Friday 28 February 2014

Rant No. 28: Telling off.




Germans love to tell people off.

There seems to be an inherent feeling of moral superiority and also the need to impress these beliefs on others.

It might originate from a sense of community and social awareness, and perhaps they mean well with their advice, but it really doesn’t come across like this.

Wow, I’ve really never seen anything like it. You can be told off for being loud at a concert, for standing on the grass, or even going through a door the wrong way.

I grew up in Manchester, and there if you dared to look at someone the wrong way, let alone tell anyone off, you were likely to get punched!

Here, there seems to be no end of people ready to scold you or tell you how you should be behaving.

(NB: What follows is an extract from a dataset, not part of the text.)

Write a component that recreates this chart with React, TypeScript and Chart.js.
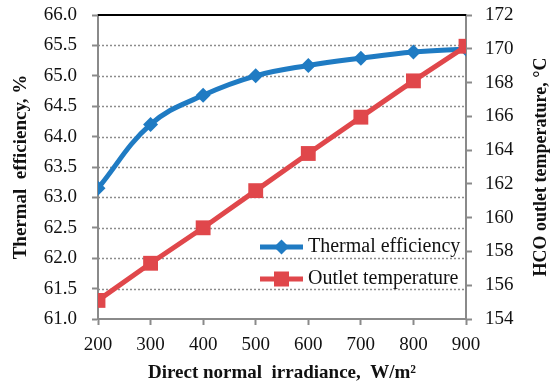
import React, { useEffect, useRef } from "react";
import { Chart, registerables } from "chart.js";
Chart.register(...registerables);

const irradiance = [200, 300, 400, 500, 600, 700, 800, 900];
const thermalEfficiency = [63.15, 64.2, 64.68, 65.0, 65.17, 65.29, 65.39, 65.44];
const outletTemperature = [155.1, 157.3, 159.4, 161.6, 163.8, 165.95, 168.1, 170.15];
const seriesNames = ["Thermal efficiency", "Outlet temperature"];
const xTitle = "Direct normal  irradiance,  W/m\u00B2";
const leftTitle = "Thermal  efficiency, %";
const rightTitle = "HCO outlet temperature, \u00B0C";

const BLUE = "#1F7BC3";
const RED = "#E0474B";
const GRID = "#8c8c8c";
const AXIS = "#8a8a8a";
const FONT = "'Liberation Serif', 'Times New Roman', serif";

const overlay = {
  id: "overlay",
  beforeDatasetsDraw(chart: any) {
    const { ctx, chartArea } = chart;
    const ys = chart.scales.y;
    ctx.save();
    ctx.strokeStyle = GRID;
    ctx.lineWidth = 1.5;
    ctx.setLineDash([2, 2]);
    for (const t of ys.ticks) {
      if (t.value === ys.min || t.value === ys.max) continue;
      const py = Math.round(ys.getPixelForValue(t.value)) + 0.5;
      ctx.beginPath();
      ctx.moveTo(chartArea.left, py);
      ctx.lineTo(chartArea.right, py);
      ctx.stroke();
    }
    ctx.setLineDash([]);
    ctx.strokeStyle = "#000";
    ctx.lineWidth = 2;
    ctx.beginPath();
    ctx.moveTo(chartArea.left, chartArea.top);
    ctx.lineTo(chartArea.right, chartArea.top);
    ctx.stroke();
    ctx.restore();
  },
  afterDatasetsDraw(chart: any) {
    const { ctx, chartArea } = chart;
    const { right, bottom, top } = chartArea;
    ctx.save();
    const rows = [
      { name: seriesNames[0], color: BLUE, style: "diamond", y: bottom - 72 },
      { name: seriesNames[1], color: RED, style: "square", y: bottom - 40 },
    ];
    const x0 = right - 206;
    const x1 = right - 163;
    const xm = (x0 + x1) / 2;
    for (const r of rows) {
      ctx.strokeStyle = r.color;
      ctx.fillStyle = r.color;
      ctx.lineWidth = 5;
      ctx.beginPath();
      ctx.moveTo(x0, r.y);
      ctx.lineTo(x1, r.y);
      ctx.stroke();
      ctx.beginPath();
      if (r.style === "diamond") {
        ctx.moveTo(xm - 7.5, r.y);
        ctx.lineTo(xm, r.y - 7.5);
        ctx.lineTo(xm + 7.5, r.y);
        ctx.lineTo(xm, r.y + 7.5);
        ctx.closePath();
      } else {
        ctx.rect(xm - 7.5, r.y - 7.5, 15, 15);
      }
      ctx.fill();
      ctx.fillStyle = "#111";
      ctx.font = `20px ${FONT}`;
      ctx.textBaseline = "middle";
      ctx.textAlign = "left";
      ctx.fillText(r.name, right - 158, r.y);
    }
    ctx.fillStyle = "#111";
    ctx.font = `bold 18px ${FONT}`;
    ctx.textAlign = "center";
    ctx.textBaseline = "middle";
    ctx.translate(541, (top + bottom) / 2);
    ctx.rotate(-Math.PI / 2);
    ctx.fillText(rightTitle, 0, 0);
    ctx.restore();
  },
};

export default function App() {
  const ref = useRef<HTMLCanvasElement>(null);
  useEffect(() => {
    const tickFont = { family: FONT, size: 19 };
    const chart = new Chart(ref.current!, {
      type: "line",
      data: {
        datasets: [
          {
            label: seriesNames[0],
            data: irradiance.map((x, i) => ({ x, y: thermalEfficiency[i] })),
            borderColor: BLUE,
            backgroundColor: BLUE,
            borderWidth: 5,
            pointStyle: "rectRot",
            pointRadius: 7.5,
            pointBorderWidth: 0,
            tension: 0.4,
            yAxisID: "y",
            order: 1,
          },
          {
            label: seriesNames[1],
            data: irradiance.map((x, i) => ({ x, y: outletTemperature[i] })),
            borderColor: RED,
            backgroundColor: RED,
            borderWidth: 5,
            pointStyle: "rect",
            pointRadius: 10.5,
            pointBorderWidth: 0,
            tension: 0,
            yAxisID: "y1",
            order: 0,
          },
        ],
      },
      options: {
        animation: false,
        responsive: false,
        layout: { padding: { top: 15, left: 0, right: 0, bottom: 0 } },
        plugins: { legend: { display: false }, tooltip: { enabled: false } },
        scales: {
          x: {
            type: "linear",
            min: 200,
            max: 900,
            afterFit: (s: any) => { s.height = 69; s.paddingLeft = 0; s.paddingRight = 0; },
            ticks: { stepSize: 100, font: tickFont, color: "#111", padding: 9, maxRotation: 0 },
            grid: { drawOnChartArea: false, drawTicks: true, tickLength: 6, tickColor: AXIS, tickWidth: 2 },
            border: { color: AXIS, width: 2 },
            title: { display: true, text: xTitle, font: { family: FONT, size: 19, weight: "bold" }, color: "#111", padding: { top: 2, bottom: 3.5 } },
          },
          y: {
            position: "left",
            min: 61,
            max: 66,
            afterFit: (s: any) => { s.width = 98; s.paddingTop = 0; s.paddingBottom = 0; },
            ticks: { stepSize: 0.5, font: tickFont, color: "#111", padding: 15, callback: (v: any) => Number(v).toFixed(1) },
            grid: { drawOnChartArea: false, tickLength: 6, tickColor: AXIS, tickWidth: 2 },
            border: { color: AXIS, width: 2 },
            title: { display: true, text: leftTitle, font: { family: FONT, size: 19, weight: "bold" }, color: "#111", padding: { top: 10, bottom: 0 } },
          },
          y1: {
            position: "right",
            min: 154,
            max: 172,
            afterFit: (s: any) => { s.width = 84; s.paddingTop = 0; s.paddingBottom = 0; },
            ticks: { stepSize: 2, font: tickFont, color: "#111", padding: 13 },
            grid: { drawOnChartArea: false, tickLength: 6, tickColor: AXIS, tickWidth: 2 },
            border: { color: AXIS, width: 2 },
          },
        },
      },
      plugins: [overlay],
    });
    return () => chart.destroy();
  }, []);
  return (
    <div style={{ position: "absolute", left: 0, top: 0, width: 550, height: 388, background: "#fff" }}>
      <canvas ref={ref} width={550} height={388} />
    </div>
  );
}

Once I had a really horrible experience with this. I was on the train to the airport. I was tired and I put my feet up on the seat in front of me. Don’t get me wrong; I know I was at fault. People aren’t supposed to put their feet up. But, I’m an adult, I chose to break the rules, and I didn’t think this was anyone’s business but my own.

Wrong. I was wondering for about 15 minutes why a guy further down the train was staring at me in an aggressive manner. He was a big guy with a skinhead, and I felt really uncomfortable. To the point that I almost got up to ask him to stop staring at me.

Anyway, when he got up to get off the train, he came up to me and screamed, “Fuße runter!” (Feet down!) really loudly and aggressively, as if we were in the military or something.

I was so shocked, I didn’t know what to do. I wanted to ask him what he cared, but I was too gobsmacked to speak. I put my feet down. I was scared!  

But I couldn’t stop wondering how someone could care that much about someone else having their feet up on a seat? He didn’t work for the train company. It wasn’t his train. He was never going to sit there. How could he really be that angry?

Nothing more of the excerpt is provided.